Nonetheless, when we test whether the coefficients for the main effect of blackyes
and the interaction terms blackyes:pirat
and blackyes:hirat
are jointly equal to zero at the 5\% level, we obtain:
linearHypothesis(probit4, test = "F",
c("blackyes=0", "blackyes:pirat=0", "blackyes:hirat=0"),
vcov = vcovHC, type = "HC1")
Linear hypothesis test
Hypothesis:
blackyes = 0
blackyes:pirat = 0
blackyes:hirat = 0
Model 1: restricted model
Model 2: deny ~ black * (pirat + hirat) + lvrat + chist + mhist + phist +
insurance + selfemp + single + hschool + unemp
Note: Coefficient covariance matrix supplied.
Res.Df Df F Pr(>F)
1 2367
2 2364 3 4.7774 0.002534 **
---
Signif. codes: 0 '***' 0.001 '**' 0.01 '*' 0.05 '.' 0.1 ' ' 1
With p\text{-value} \approx 0.003 we can reject the hypothesis that there is no racial discrimination in the model.

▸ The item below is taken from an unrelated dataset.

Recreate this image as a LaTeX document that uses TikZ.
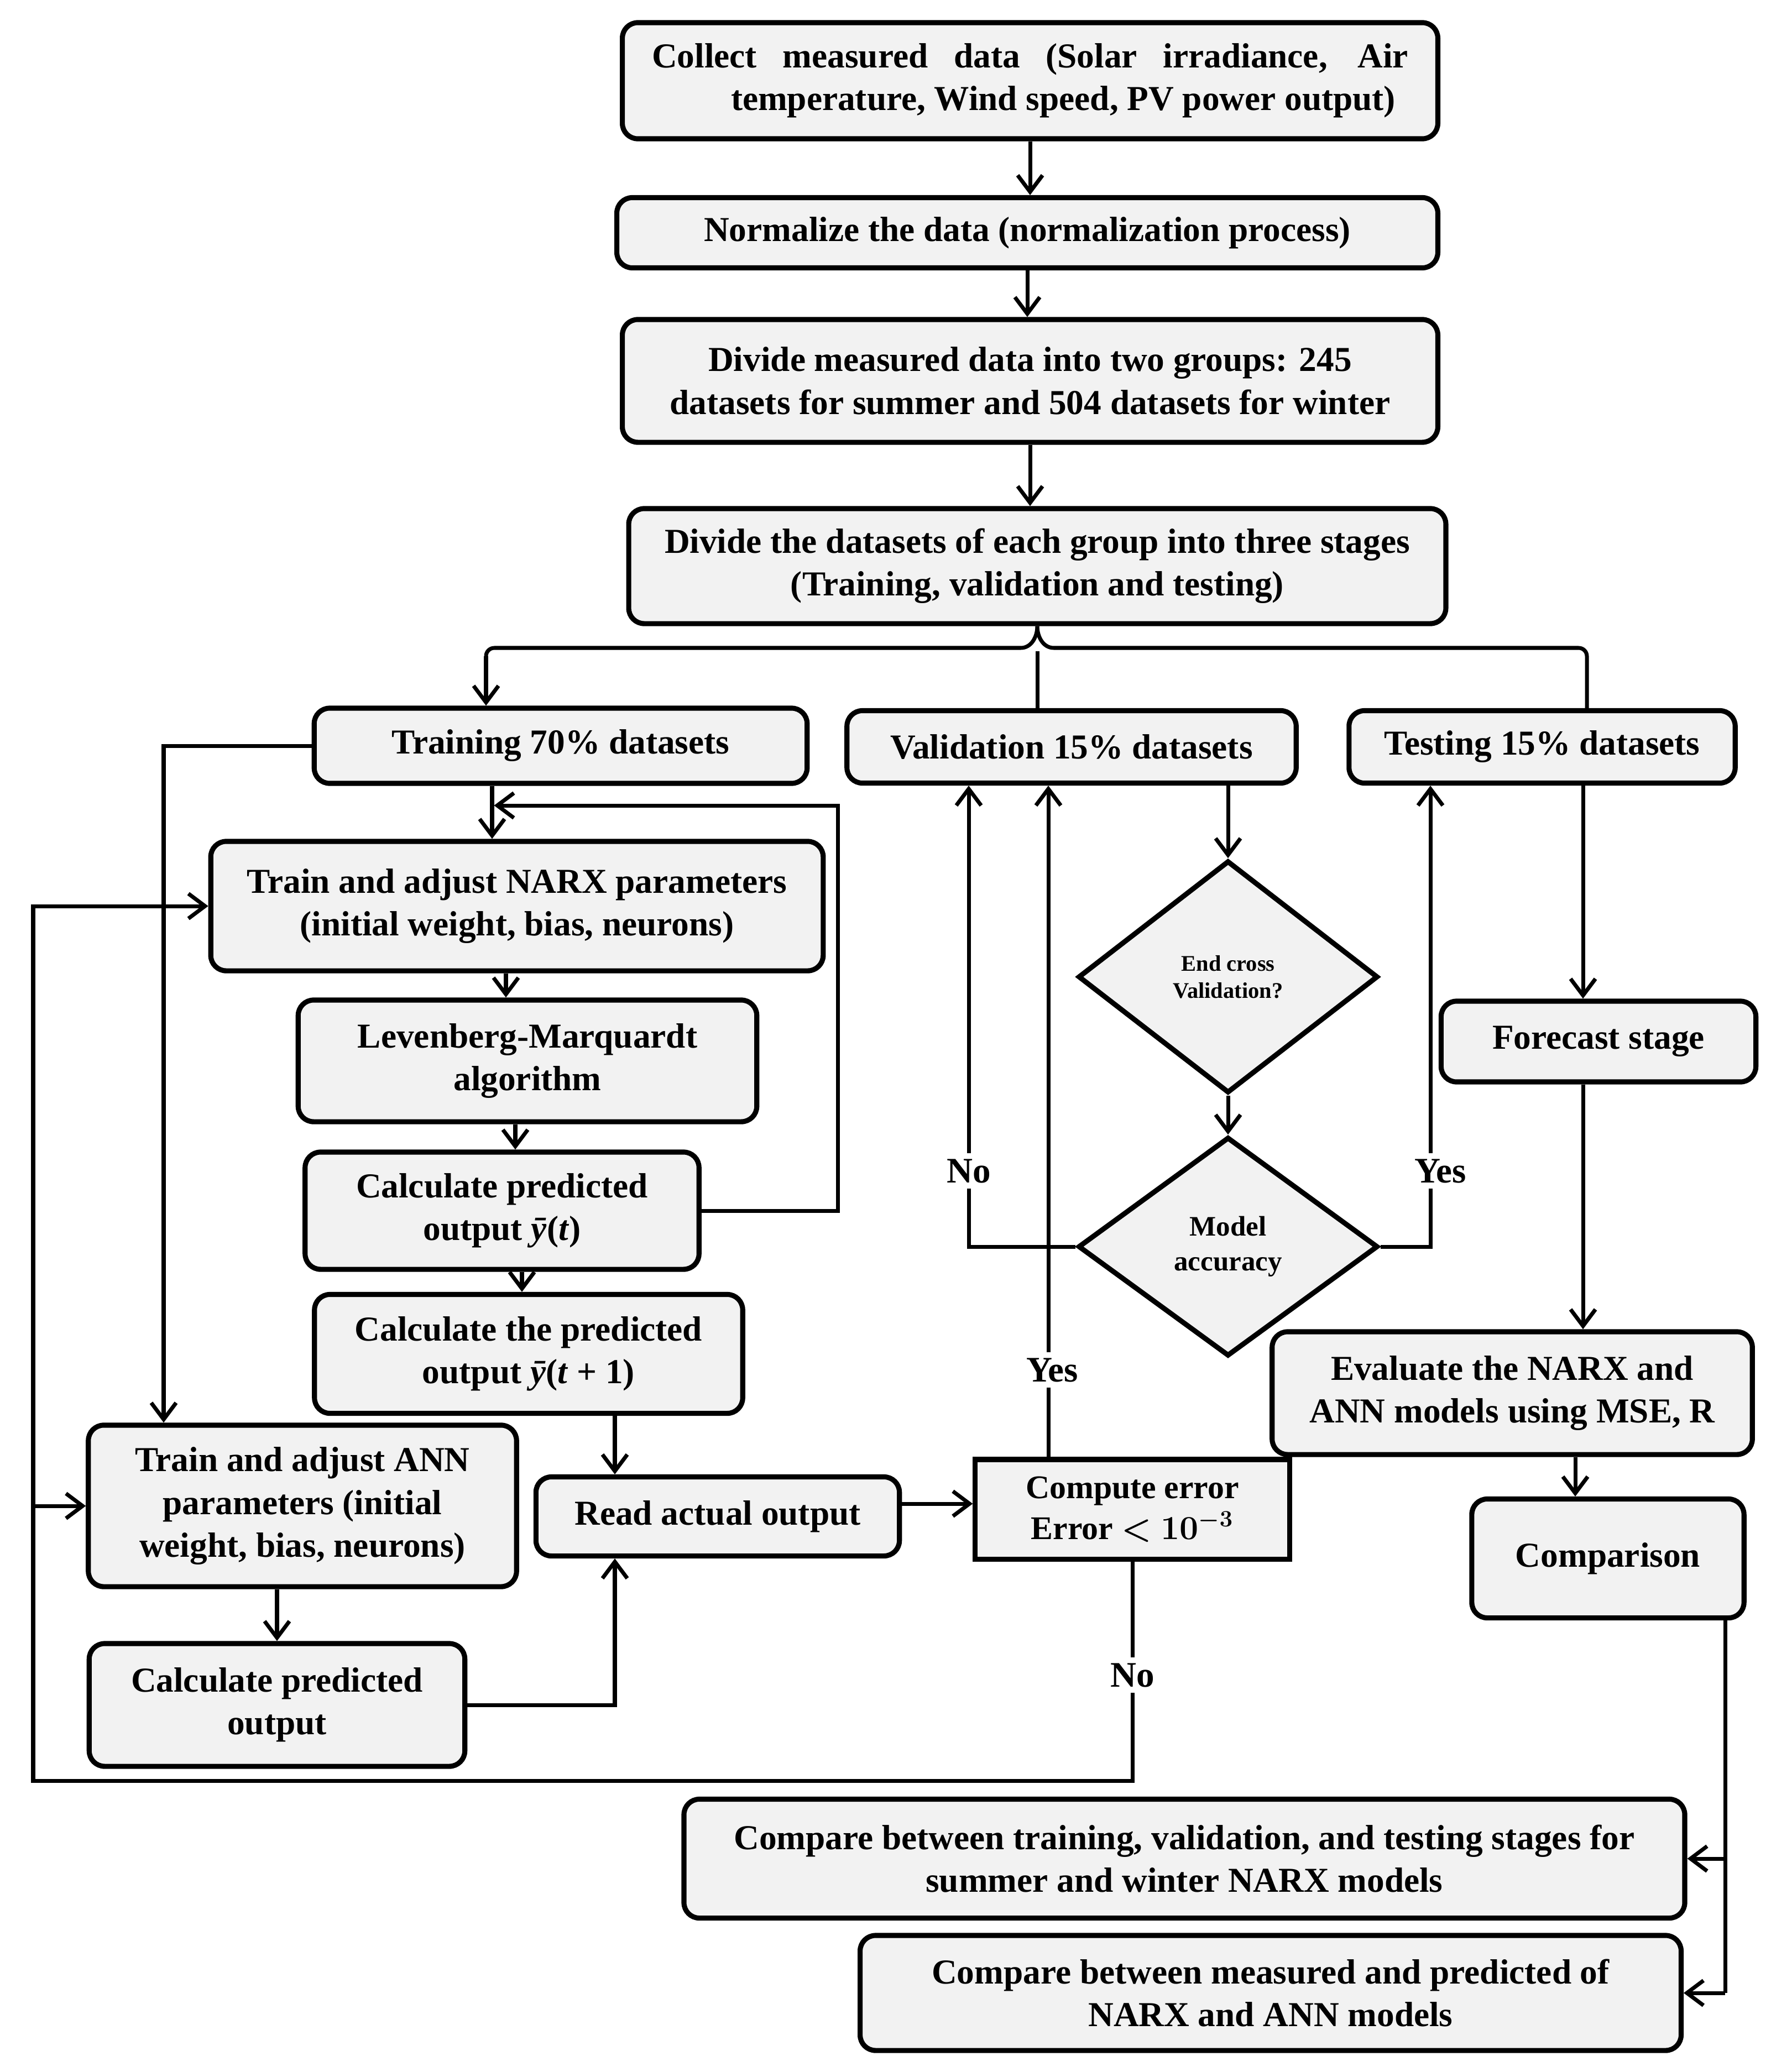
\documentclass[tikz,border=0pt]{standalone}
\usepackage{fontspec}
\setmainfont{Liberation Serif}
\usepackage{amsmath,bm}
\usetikzlibrary{shapes.geometric,arrows.meta,calc}
\definecolor{boxgray}{HTML}{F2F2F2}
\begin{document}
\begin{tikzpicture}[x=0.01cm,y=-0.01cm,
  box/.style={draw, line width=2.6pt, rounded corners=0.28cm, fill=boxgray, align=center, inner sep=2pt,
    font=\fontsize{18}{22}\selectfont\bfseries},
  sqbox/.style={box, rounded corners=0pt, font=\fontsize{17}{21}\selectfont\bfseries},
  dia/.style={draw, diamond, line width=2.6pt, fill=boxgray, align=center, inner sep=0pt},
  conn/.style={line width=2pt},
  arr/.style={conn, -{Straight Barb[length=0.3cm,width=0.45cm]}},
  lbl/.style={fill=white, inner sep=3pt, font=\fontsize{18.5}{22}\selectfont\bfseries}]
\useasboundingbox (0,0) rectangle (3202,3748);

% nodes
\node[box,minimum width=14.74cm,minimum height=2.10cm] (collect) at (1863,146)
  {\makebox[13.67cm][s]{Collect measured data (Solar irradiance, Air}\\\hspace*{1.2cm}temperature, Wind speed, PV power output)};
\node[box,minimum width=14.84cm,minimum height=1.27cm] (norm) at (1858,421) {Normalize the data (normalization process)};
\node[box,minimum width=14.74cm,minimum height=2.22cm] (divm) at (1863,689)
  {Divide measured data into two groups: 245\\datasets for summer and 504 datasets for winter};
\node[box,minimum width=14.77cm,minimum height=2.08cm] (divd) at (1876,1024)
  {Divide the datasets of each group into three stages\\(Training, validation and testing)};
\node[box,minimum width=8.91cm,minimum height=1.36cm] (train) at (1014,1349) {Training 70\% datasets};
\node[box,minimum width=8.12cm,minimum height=1.31cm] (valid) at (1938,1351) {Validation 15\% datasets};
\node[box,minimum width=6.98cm,minimum height=1.31cm] (test) at (2789,1351) {Testing 15\% datasets};
\node[box,minimum width=11.07cm,minimum height=2.34cm] (narx) at (935,1639)
  {Train and adjust NARX parameters\\(initial weight, bias, neurons)};
\node[box,minimum width=8.29cm,minimum height=2.20cm] (lm) at (954,1919) {Levenberg-Marquardt\\algorithm};
\node[box,minimum width=7.12cm,minimum height=2.12cm] (yt) at (908,2190) {Calculate predicted\\output \textit{ȳ}(\textit{t})};
\node[box,minimum width=7.74cm,minimum height=2.15cm] (yt1) at (956,2449) {Calculate the predicted\\output \textit{ȳ}(\textit{t} + 1)};
\node[box,minimum width=7.74cm,minimum height=2.92cm] (ann) at (547,2724)
  {Train and adjust ANN\\parameters (initial\\weight, bias, neurons)};
\node[box,minimum width=6.79cm,minimum height=2.22cm] (cpo) at (501,3084) {Calculate predicted\\output};
\node[box,minimum width=6.57cm,minimum height=1.43cm] (read) at (1298,2743) {Read actual output};
\node[sqbox,minimum width=5.68cm,minimum height=1.80cm] (err) at (2048,2730) {Compute error\\Error $\bm{<10^{-3}}$};
\node[dia,minimum width=5.42cm,minimum height=4.20cm,aspect=1.29,font=\fontsize{11.5}{14}\selectfont\bfseries] (endcv) at (2221,1767) {End cross\\Validation?};
\node[dia,minimum width=5.42cm,minimum height=3.96cm,aspect=1.37,font=\fontsize{14.5}{18}\selectfont\bfseries] (acc) at (2221,2255) {Model\\accuracy};
\node[box,minimum width=5.69cm,minimum height=1.46cm] (fore) at (2891,1884) {Forecast stage};
\node[box,minimum width=8.68cm,minimum height=2.22cm] (eval) at (2735,2520) {Evaluate the NARX and\\ANN models using MSE, R};
\node[box,minimum width=4.92cm,minimum height=2.15cm] (comp) at (2908,2819) {Comparison};
\node[box,minimum width=18.09cm,minimum height=2.15cm] (cmpt) at (2142,3362)
  {Compare between training, validation, and testing stages for\\summer and winter NARX models};
\node[box,minimum width=14.84cm,minimum height=2.08cm] (cmpm) at (2298,3605)
  {Compare between measured and predicted of\\NARX and ANN models};

% helper coordinates
\coordinate (bl) at (879,1187);
\coordinate (bc) at (1876,1178);
\coordinate (br) at (2870,1187);
\coordinate (xTN) at (890,0);
\coordinate (fb) at (1515,1457);
\coordinate (xNL) at (915,0);
\coordinate (xLY) at (932,0);
\coordinate (xYY) at (944,0);
\coordinate (xYR) at (1112,0);
\coordinate (yRE) at (0,2720);
\coordinate (xEV) at (1896,0);
\coordinate (xNo) at (1752,0);
\coordinate (xYes) at (2587,0);
\coordinate (xTF) at (2863,0);
\coordinate (xEC) at (2849,0);
\coordinate (xCB) at (3120,0);
\coordinate (xTL) at (296,0);
\coordinate (xL) at (60,0);
\coordinate (yB) at (0,3221);

% top chain
\draw[arr] (collect.south) -- (collect.south |- norm.north);
\draw[arr] (norm.south) -- (norm.south |- divm.north);
\draw[arr] (divm.south) -- (divm.south |- divd.north);

% brace
\draw[conn] (divd.south) to[out=-90,in=0] (1846,1172) -- (894,1172) to[out=180,in=90] (bl);
\draw[arr] (bl) -- (bl |- train.north);
\draw[conn] (bc) -- (bc |- valid.north);
\draw[conn] (divd.south) to[out=-90,in=180] (1906,1172) -- (2855,1172) to[out=0,in=90] (br) -- (br |- test.north);

% NARX chain
\draw[arr] (train.south -| xTN) -- (narx.north -| xTN);
\draw[arr, shorten >=1pt] (yt.east) -| (fb) -- (fb -| xTN);
\draw[arr] (narx.south -| xNL) -- (lm.north -| xNL);
\draw[arr] (lm.south -| xLY) -- (yt.north -| xLY);
\draw[arr] (yt.south -| xYY) -- (yt1.north -| xYY);
\draw[arr] (yt1.south -| xYR) -- (read.north -| xYR);

% ANN chain
\draw[arr] (train.west) -| (ann.north -| xTL);
\draw[arr] (ann.south -| cpo.north) -- (cpo.north);
\draw[arr] (cpo.east) -| (read.south -| xYR);
\draw[arr] (read.east |- yRE) -- (err.west |- yRE);

% error loop
\draw[arr] (err.south) -- (err.south |- yB) -| (narx.west -| xL) -- (narx.west);
\draw[arr] (ann.west -| xL) -- (ann.west);
\node[lbl] at (2048,3030) {No};
\draw[arr] (err.north -| xEV) -- (valid.south -| xEV);
\node[lbl] at (1903,2478) {Yes};

% validation
\draw[arr] (valid.south -| endcv.north) -- (endcv.north);
\draw[arr] (endcv.south) -- (acc.north);
\draw[arr] (acc.west) -| (valid.south -| xNo);
\node[lbl] at (1752,2118) {No};
\draw[arr] (acc.east) -| (test.south -| xYes);
\node[lbl] at (2605,2118) {Yes};

% testing
\draw[arr] (test.south -| xTF) -- (fore.north -| xTF);
\draw[arr] (fore.south -| xTF) -- (eval.north -| xTF);
\draw[arr] (eval.south -| xEC) -- (comp.north -| xEC);
\draw[conn] (comp.south -| xCB) -- (cmpm.east -| xCB);
\draw[arr] (cmpt.east -| xCB) -- (cmpt.east);
\draw[arr] (cmpm.east -| xCB) -- (cmpm.east);
\end{tikzpicture}
\end{document}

There is significant evidence to suggest that at least one of the coefficients for the main effect of blackyes
or the interaction terms involving blackyes
is not equal to zero.
This suggests the presence of racial discrimination in the model, as the inclusion of blackyes
in addition to the interaction terms leads to a significant difference in the model fit.
3.7 Summary
Models (1) to (6) provide evidence that there is an effect of being African American on the probability of mortgage application denial.
In specifications (2) to (5), the effect is estimated to be positive (ranging from 4 to 5 percentage points) and statistically significant at the 1\% level.
While the linear probability model (1) seems to slightly overestimate this positive effect at 8 percentage points, it still can be used as an approximation to an intrinsically nonlinear relationship.
Probit model (6) delved deeper, revealing the presence of racial discrimination through interaction effects between being African American and other variables.